MGN's counsel, Lord Pannick QC, told Lady Justice Arden, Lady Justice Rafferty and Lord Justice Kitchin today: "The sums awarded in this case are out of all proportion to the gravity of the harm done, the damage caused, when consideration is given – as we say it must be – to the established scale of damages for personal injuries."

In May, actress and businesswoman Sadie Frost received the largest sum of £260,250, with ex-England footballer Paul Gascoigne getting £188,250.

The other payments were £85,000 to TV executive Alan Yentob, £117,500 and £157,250 respectively to actresses Shobna Gulati and Lucy Taggart, and £155,000 to soap star Shane Richie.
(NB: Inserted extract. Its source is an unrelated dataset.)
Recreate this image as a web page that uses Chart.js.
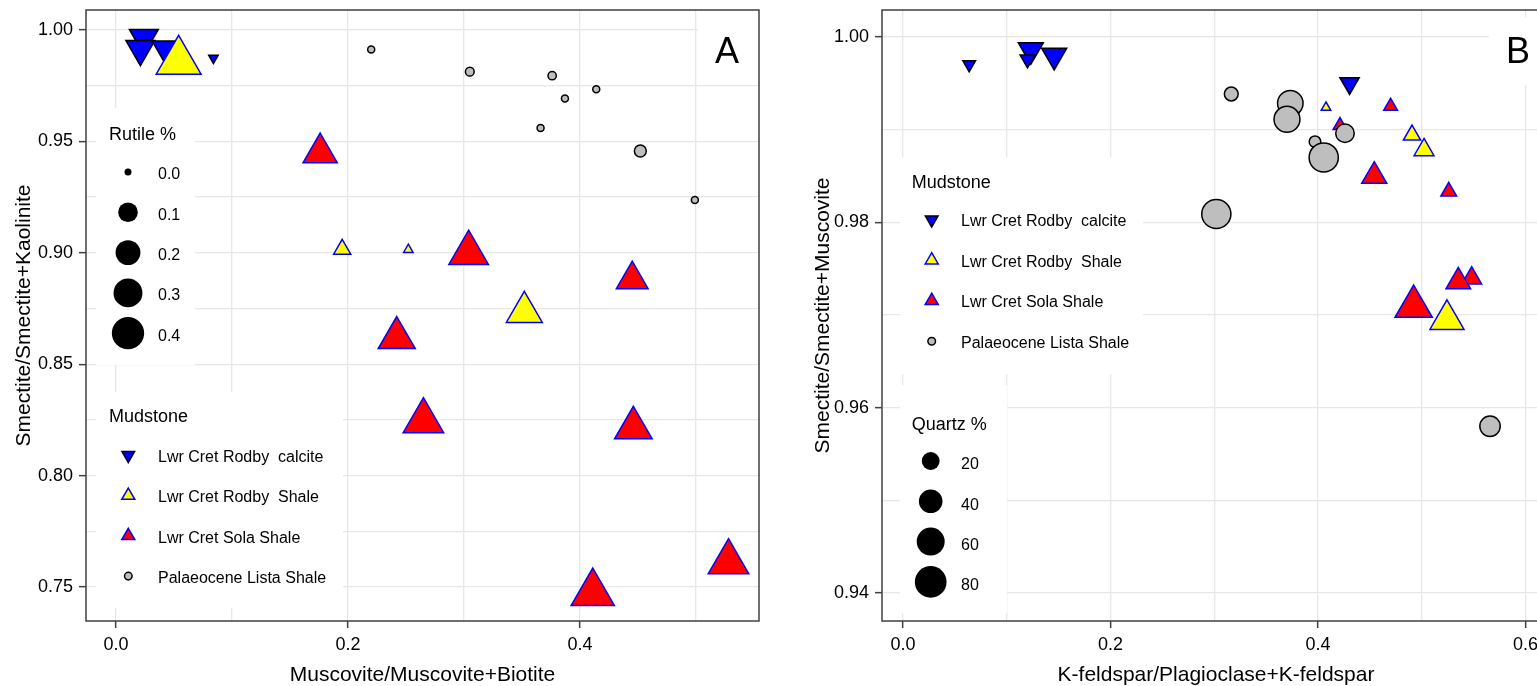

TV producer Robert Ashworth, who was married to actress Tracy Shaw, received £201,250, and flight attendant Lauren Alcorn, who had a relationship with footballer Rio Ferdinand, was awarded £72,500.

Lord Pannick said that another 70 cases had been launched against MGN, which had already incurred very substantial costs, with another 50 or so in the very early stages.

At the start of the two-day hearing in London, Lord Pannick told the judges that, even for such serious breaches of privacy rights, Mr Justice Mann "erred in law and principle" in fixing the sums as he did.

It was the claimants' case that MGN's activities were carried out deliberately for financial gain, there was criminal activity, and there was no public interest justification, he added.

"I should emphasise that the issue before the court is one of compensation for loss. Damages were not awarded to punish the defendant."

Lord Pannick said that, distressing though the experience had been for the claimants, none of them had suffered loss comparable to that caused by severe psychiatric damage or post-traumatic stress disorder, far less very serious physical injuries.

David Sherborne, for the claimants, said that Mr Justice Mann's ruling was a careful and detailed examination of the evidence he had heard – much of which was not challenged in any way, or was based upon the wide-ranging admissions which MGN made close to trial.

Not only was the judge uniquely placed to assess the evidence, but he was also managing the entire voicemail litigation.

Sherborne said that the Court of Appeal should be slow to interfere with the judgment, except where it was established that the judge was plainly wrong as a matter of principle which, added counsel, "he simply was not".

"The criticisms which are levelled at the judgment by MGN are either misplaced, not being borne out by a fair and proper reading of it, or are just wrong as a matter of law."